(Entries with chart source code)
========

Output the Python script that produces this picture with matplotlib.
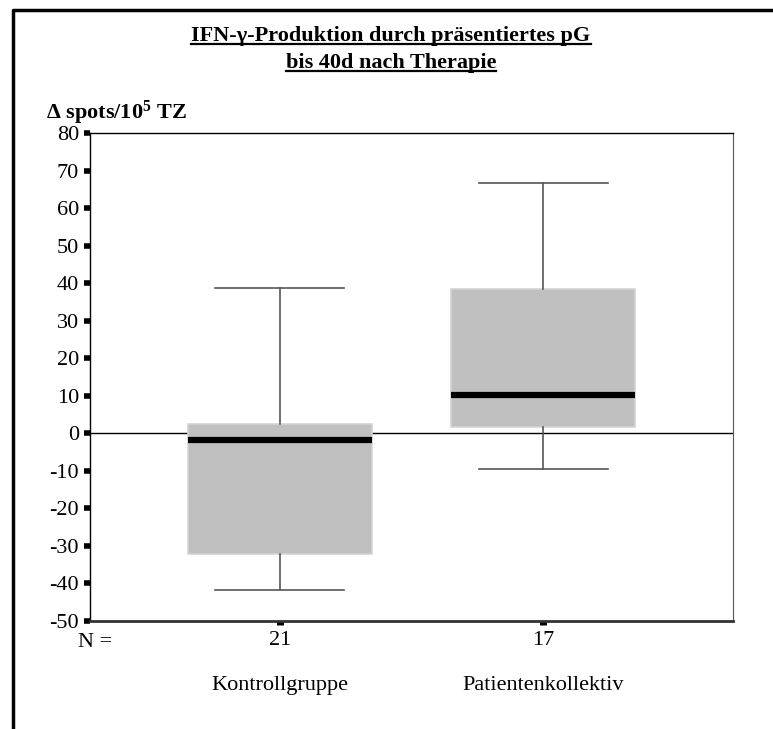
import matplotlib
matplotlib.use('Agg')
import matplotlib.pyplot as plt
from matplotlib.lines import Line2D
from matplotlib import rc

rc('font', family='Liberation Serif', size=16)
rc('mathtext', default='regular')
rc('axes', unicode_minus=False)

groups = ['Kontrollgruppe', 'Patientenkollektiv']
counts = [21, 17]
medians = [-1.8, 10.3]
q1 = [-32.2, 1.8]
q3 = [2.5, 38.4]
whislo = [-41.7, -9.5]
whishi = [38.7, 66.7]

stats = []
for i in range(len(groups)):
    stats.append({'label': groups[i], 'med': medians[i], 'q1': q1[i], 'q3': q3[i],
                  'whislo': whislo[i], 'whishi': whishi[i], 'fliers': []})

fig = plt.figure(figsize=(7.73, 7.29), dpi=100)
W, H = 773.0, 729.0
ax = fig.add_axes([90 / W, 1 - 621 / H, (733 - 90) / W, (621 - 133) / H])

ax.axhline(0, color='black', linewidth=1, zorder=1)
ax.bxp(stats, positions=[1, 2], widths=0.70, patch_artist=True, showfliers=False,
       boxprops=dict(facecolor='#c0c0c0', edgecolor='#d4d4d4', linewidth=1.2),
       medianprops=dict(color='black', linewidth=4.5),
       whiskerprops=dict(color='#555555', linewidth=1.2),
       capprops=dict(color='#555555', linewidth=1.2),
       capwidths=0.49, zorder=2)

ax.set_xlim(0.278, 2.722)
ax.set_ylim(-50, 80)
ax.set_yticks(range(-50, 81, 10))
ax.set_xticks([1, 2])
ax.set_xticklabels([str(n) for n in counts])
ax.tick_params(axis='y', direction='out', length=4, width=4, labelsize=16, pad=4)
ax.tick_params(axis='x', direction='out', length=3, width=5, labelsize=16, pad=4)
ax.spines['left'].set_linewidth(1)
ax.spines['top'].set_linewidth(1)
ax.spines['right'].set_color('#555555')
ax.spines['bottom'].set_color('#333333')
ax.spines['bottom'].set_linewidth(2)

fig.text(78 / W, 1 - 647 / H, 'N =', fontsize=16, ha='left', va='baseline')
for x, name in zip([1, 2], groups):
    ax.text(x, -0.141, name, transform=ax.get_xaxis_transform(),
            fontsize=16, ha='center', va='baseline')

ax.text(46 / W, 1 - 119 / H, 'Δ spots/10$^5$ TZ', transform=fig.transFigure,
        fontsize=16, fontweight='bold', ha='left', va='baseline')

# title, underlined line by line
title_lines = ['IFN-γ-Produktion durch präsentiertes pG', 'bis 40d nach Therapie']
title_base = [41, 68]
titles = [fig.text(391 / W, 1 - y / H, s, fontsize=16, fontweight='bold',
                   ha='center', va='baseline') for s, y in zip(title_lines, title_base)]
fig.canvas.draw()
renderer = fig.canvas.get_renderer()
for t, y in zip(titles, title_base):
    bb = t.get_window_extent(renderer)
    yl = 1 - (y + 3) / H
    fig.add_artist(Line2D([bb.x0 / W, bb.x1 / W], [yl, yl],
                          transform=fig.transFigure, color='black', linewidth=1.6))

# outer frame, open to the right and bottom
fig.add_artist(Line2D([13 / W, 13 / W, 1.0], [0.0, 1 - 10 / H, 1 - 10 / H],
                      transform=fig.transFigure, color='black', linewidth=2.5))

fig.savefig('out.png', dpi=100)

========

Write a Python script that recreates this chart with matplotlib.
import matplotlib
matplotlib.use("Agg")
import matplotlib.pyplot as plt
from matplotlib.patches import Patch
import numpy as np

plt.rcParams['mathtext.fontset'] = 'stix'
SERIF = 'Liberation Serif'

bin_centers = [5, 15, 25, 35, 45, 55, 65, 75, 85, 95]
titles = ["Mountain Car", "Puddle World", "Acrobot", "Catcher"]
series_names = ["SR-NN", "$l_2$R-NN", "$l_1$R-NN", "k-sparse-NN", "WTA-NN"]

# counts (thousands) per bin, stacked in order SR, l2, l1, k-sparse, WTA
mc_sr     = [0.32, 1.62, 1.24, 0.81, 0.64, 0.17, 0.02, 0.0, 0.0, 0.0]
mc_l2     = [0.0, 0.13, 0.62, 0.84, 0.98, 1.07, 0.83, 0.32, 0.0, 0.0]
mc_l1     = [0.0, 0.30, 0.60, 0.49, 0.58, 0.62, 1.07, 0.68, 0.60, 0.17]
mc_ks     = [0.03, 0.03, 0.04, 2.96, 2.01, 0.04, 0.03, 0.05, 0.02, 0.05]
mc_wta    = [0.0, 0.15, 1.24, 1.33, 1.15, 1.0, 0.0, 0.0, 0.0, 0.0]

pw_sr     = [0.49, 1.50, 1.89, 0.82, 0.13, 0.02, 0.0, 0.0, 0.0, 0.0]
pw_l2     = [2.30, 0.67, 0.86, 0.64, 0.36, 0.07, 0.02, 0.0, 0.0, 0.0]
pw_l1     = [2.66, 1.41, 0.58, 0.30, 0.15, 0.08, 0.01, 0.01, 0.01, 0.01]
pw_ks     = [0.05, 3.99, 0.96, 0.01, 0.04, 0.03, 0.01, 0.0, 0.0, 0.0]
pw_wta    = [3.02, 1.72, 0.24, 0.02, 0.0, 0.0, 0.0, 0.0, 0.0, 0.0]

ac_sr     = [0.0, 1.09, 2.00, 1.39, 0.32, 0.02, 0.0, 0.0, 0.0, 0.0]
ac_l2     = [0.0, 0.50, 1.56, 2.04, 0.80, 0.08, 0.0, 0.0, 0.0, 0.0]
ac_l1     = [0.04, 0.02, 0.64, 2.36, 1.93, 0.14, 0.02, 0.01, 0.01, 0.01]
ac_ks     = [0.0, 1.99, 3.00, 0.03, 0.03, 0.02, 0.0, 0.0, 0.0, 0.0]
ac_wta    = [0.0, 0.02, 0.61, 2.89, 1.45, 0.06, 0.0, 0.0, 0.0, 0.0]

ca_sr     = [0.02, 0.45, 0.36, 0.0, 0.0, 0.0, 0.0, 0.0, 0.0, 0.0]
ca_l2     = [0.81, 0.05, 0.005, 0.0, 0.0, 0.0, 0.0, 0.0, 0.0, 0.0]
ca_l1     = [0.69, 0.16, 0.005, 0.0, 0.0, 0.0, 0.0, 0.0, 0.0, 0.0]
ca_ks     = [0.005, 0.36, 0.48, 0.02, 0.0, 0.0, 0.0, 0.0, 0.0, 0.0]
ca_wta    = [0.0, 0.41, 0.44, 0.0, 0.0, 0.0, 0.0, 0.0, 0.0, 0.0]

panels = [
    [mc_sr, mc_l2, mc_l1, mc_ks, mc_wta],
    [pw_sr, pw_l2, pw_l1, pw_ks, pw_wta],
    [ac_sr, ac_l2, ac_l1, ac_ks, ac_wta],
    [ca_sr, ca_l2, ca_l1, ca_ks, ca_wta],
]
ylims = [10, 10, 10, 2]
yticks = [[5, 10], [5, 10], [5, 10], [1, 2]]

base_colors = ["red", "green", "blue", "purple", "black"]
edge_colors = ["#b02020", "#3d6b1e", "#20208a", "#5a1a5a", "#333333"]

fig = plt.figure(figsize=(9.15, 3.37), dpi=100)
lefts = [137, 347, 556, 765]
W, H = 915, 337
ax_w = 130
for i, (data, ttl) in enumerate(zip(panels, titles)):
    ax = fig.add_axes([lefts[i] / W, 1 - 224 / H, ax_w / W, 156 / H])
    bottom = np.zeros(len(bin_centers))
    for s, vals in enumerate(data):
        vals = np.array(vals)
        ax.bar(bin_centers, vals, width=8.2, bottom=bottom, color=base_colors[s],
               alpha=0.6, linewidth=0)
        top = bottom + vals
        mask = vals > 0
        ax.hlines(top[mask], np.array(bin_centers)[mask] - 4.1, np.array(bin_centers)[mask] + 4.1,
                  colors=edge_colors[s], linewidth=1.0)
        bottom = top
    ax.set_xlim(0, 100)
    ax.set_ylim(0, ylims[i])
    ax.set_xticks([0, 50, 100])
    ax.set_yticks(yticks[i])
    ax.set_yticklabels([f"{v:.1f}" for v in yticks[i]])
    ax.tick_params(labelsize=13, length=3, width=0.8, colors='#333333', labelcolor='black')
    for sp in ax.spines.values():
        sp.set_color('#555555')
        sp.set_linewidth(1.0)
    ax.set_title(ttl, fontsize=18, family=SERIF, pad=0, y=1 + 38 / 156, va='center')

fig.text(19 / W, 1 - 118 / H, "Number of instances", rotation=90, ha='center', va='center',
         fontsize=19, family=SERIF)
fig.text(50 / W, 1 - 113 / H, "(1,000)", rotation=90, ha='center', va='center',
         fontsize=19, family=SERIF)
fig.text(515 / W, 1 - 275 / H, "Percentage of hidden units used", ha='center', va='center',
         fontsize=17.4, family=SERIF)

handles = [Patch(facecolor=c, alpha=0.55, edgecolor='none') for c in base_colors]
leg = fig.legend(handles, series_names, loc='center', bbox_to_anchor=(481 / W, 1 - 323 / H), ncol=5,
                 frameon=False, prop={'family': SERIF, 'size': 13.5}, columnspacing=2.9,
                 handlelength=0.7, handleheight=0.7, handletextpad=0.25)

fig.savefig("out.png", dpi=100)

========

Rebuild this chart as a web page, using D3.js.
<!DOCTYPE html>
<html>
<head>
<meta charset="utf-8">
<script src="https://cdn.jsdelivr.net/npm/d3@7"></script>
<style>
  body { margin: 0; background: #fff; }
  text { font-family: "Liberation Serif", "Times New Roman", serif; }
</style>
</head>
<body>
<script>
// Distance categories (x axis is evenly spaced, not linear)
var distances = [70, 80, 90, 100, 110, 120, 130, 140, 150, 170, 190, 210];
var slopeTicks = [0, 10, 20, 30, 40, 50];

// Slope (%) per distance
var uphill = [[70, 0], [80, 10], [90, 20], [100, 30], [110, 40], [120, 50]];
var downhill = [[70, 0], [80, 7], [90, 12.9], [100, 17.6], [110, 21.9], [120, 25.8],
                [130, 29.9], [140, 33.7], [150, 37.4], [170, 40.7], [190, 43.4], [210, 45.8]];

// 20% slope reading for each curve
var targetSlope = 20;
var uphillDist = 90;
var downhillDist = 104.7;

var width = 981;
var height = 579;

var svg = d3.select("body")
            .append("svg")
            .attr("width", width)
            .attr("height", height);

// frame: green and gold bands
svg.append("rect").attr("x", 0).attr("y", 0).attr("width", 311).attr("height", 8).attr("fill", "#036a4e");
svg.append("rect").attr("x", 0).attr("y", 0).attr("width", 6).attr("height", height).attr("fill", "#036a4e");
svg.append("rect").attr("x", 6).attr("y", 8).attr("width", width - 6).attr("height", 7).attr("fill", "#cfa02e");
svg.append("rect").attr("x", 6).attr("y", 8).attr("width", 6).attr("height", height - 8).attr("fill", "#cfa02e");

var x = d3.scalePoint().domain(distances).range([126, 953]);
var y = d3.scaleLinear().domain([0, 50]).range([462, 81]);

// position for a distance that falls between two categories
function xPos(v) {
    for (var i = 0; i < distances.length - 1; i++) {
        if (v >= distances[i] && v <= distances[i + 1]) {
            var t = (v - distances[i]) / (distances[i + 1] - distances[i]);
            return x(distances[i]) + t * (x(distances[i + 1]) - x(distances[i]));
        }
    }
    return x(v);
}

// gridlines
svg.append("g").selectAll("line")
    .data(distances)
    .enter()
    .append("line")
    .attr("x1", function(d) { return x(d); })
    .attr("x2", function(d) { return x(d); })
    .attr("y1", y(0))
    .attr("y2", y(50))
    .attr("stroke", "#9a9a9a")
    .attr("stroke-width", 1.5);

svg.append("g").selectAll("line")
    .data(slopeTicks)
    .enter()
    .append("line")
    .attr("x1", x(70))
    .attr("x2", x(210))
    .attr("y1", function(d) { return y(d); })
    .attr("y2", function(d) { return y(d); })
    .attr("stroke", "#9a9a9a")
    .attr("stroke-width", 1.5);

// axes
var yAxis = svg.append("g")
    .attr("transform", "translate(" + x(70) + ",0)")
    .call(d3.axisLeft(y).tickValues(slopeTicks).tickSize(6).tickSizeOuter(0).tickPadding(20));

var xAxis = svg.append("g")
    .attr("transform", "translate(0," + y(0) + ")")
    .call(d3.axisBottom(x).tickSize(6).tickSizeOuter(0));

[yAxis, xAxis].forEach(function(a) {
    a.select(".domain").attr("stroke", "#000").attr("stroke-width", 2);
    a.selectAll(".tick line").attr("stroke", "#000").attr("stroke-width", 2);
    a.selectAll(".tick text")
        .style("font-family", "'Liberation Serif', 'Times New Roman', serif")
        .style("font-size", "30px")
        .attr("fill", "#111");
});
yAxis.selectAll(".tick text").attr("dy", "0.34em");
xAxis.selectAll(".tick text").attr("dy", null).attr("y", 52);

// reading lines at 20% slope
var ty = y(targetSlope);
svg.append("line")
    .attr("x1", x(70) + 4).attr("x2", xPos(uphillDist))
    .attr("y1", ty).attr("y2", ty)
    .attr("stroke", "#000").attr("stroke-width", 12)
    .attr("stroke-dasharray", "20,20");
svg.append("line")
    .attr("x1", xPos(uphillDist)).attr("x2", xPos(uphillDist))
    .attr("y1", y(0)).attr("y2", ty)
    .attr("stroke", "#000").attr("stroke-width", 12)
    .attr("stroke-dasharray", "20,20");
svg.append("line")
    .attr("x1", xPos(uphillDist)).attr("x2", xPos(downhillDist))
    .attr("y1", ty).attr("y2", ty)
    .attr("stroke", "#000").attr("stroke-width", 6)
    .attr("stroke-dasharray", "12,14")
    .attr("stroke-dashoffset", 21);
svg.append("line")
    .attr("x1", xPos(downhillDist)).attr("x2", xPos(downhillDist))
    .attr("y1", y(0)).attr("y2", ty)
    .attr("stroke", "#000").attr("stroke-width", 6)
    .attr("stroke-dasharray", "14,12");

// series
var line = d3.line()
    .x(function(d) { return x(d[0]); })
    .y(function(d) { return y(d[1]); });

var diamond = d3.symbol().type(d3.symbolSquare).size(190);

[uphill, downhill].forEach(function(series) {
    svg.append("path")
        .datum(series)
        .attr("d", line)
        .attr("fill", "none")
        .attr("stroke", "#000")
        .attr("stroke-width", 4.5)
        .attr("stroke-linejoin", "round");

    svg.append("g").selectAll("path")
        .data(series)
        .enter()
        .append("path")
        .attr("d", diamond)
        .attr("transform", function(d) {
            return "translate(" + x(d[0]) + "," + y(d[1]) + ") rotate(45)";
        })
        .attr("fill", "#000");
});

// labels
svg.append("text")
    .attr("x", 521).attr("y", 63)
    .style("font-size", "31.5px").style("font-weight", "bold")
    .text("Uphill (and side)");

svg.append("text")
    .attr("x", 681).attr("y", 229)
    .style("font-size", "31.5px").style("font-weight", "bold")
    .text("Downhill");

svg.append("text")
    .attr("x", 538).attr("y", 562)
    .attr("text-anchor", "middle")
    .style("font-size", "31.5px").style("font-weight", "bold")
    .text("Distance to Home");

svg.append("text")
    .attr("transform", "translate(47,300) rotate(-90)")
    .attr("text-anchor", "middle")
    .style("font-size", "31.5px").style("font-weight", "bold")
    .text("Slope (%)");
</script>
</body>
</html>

========

* GOAL OF THE EXERCISE *
Out of the records above, set down only the lines from the one that contains "Output the Python" through the one that contains "whishi = [38.7, 66.7]", unchanged and without the pictures.

* SOLVED PROBLEM *
Output the Python script that produces this picture with matplotlib.
import matplotlib
matplotlib.use('Agg')
import matplotlib.pyplot as plt
from matplotlib.lines import Line2D
from matplotlib import rc

rc('font', family='Liberation Serif', size=16)
rc('mathtext', default='regular')
rc('axes', unicode_minus=False)

groups = ['Kontrollgruppe', 'Patientenkollektiv']
counts = [21, 17]
medians = [-1.8, 10.3]
q1 = [-32.2, 1.8]
q3 = [2.5, 38.4]
whislo = [-41.7, -9.5]
whishi = [38.7, 66.7]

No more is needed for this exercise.